17414742Ed Hindson is dean of the School of Divinity and distinguished professor of Religion at Liberty University. Hindson has a Th.D. from Trinity Graduate School of Theology, a D.Min. from Westminster Theological Seminary, and a D.Phil. from University of South Africa. Hindson is the author, co-author, or editor of numerous books and articles. Elmer L. Towns is the president of Elmer Towns Ministries and the co-founder of Liberty University. Towns has a D.Min. from Fuller Theological Seminary and has received six honorary doctoral degrees for various contribution in the field of religion and education. Towns is the author of over 100 books and over 1000 articles. Most recently, Hindson and Towns have co-authored a useful revision of their popular-level Illustrated Bible Survey: An Introduction

Illustrated Bible Survey has the same goal as Hindson and Towns establish in the classroom, to “challenge [students] academically, inspire them spiritually, and motivate them effectively to discover and apply the great truths and practical wisdom of the Bible in providing them with a biblical basis for the Christian worldview” (p. xi). Hindson and Towns have provided a college-level textbook that is both accessible to students and laymen alike. The book covers the entire Bible and introduces the basic content of each book, such as the authorship, the background, the message, and the application of the book. Hindson and Towns also provide an outline of each book, include various reflection excerpts throughout, and a for further reading section that allows the reader explore more broadly.
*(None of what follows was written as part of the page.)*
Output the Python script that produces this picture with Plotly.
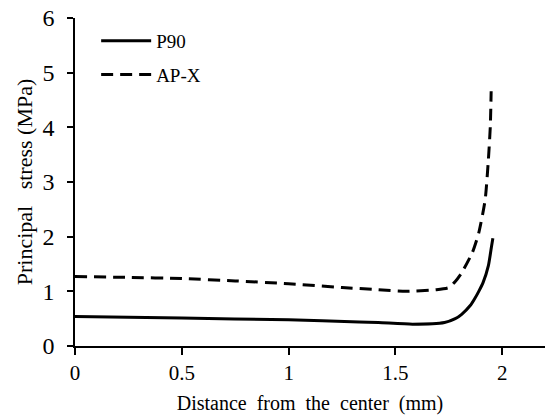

There are also study questions at the end of each book that provide an excellent basis for group discussion or personal review.

Perhaps the most appealing aspect of the Illustrated Bible Survey (especially for those not required to purchase this book for class) is the over 200 full-color maps, charts, photographs, and illustrations. B&H does an exceptional in this space and the reader will appreciate the level of detail that goes into this aspect of the book. The maps and charts are especially useful. The content itself is good and will be useful for laymen, but it is far from exhaustive of the larger narrative of biblical scholarship. That is, while Hindson and Towns have provided a solid survey of the Bible, there is a seeming lack of interaction with other traditions or theological positions. The reader will get a narrow Baptist, dispensational-leaning survey of the Bible. This is evident in both the content and the suggested resources for further reading, and a major shortcoming of the book—especially since the format of the book only affords assumption and not serious interaction. It’s a helpful survey, but it’s not without its limitations.

Illustrated Bible Survey: An Introduction by Ed Hindson and Elmer L. Towns is an easy-to-read and informative volume. While limitations on the volume do not allow for the engagement that some readers will want, Hindson and Towns have provided a survey faithful to what students at Liberty University (specifically undergraduate students) will need. Everyone else looking to this volume as a potential purchase will likely be drawn to the visual appeal, and in that arena the publishers have provided something wonderful. If your a dispensational-leaning Baptist looking for something safe to use for Sunday School, then this volume will fit the bill well on all fronts. I take the latter without the former and still found it helpful, and I think most readers will as well.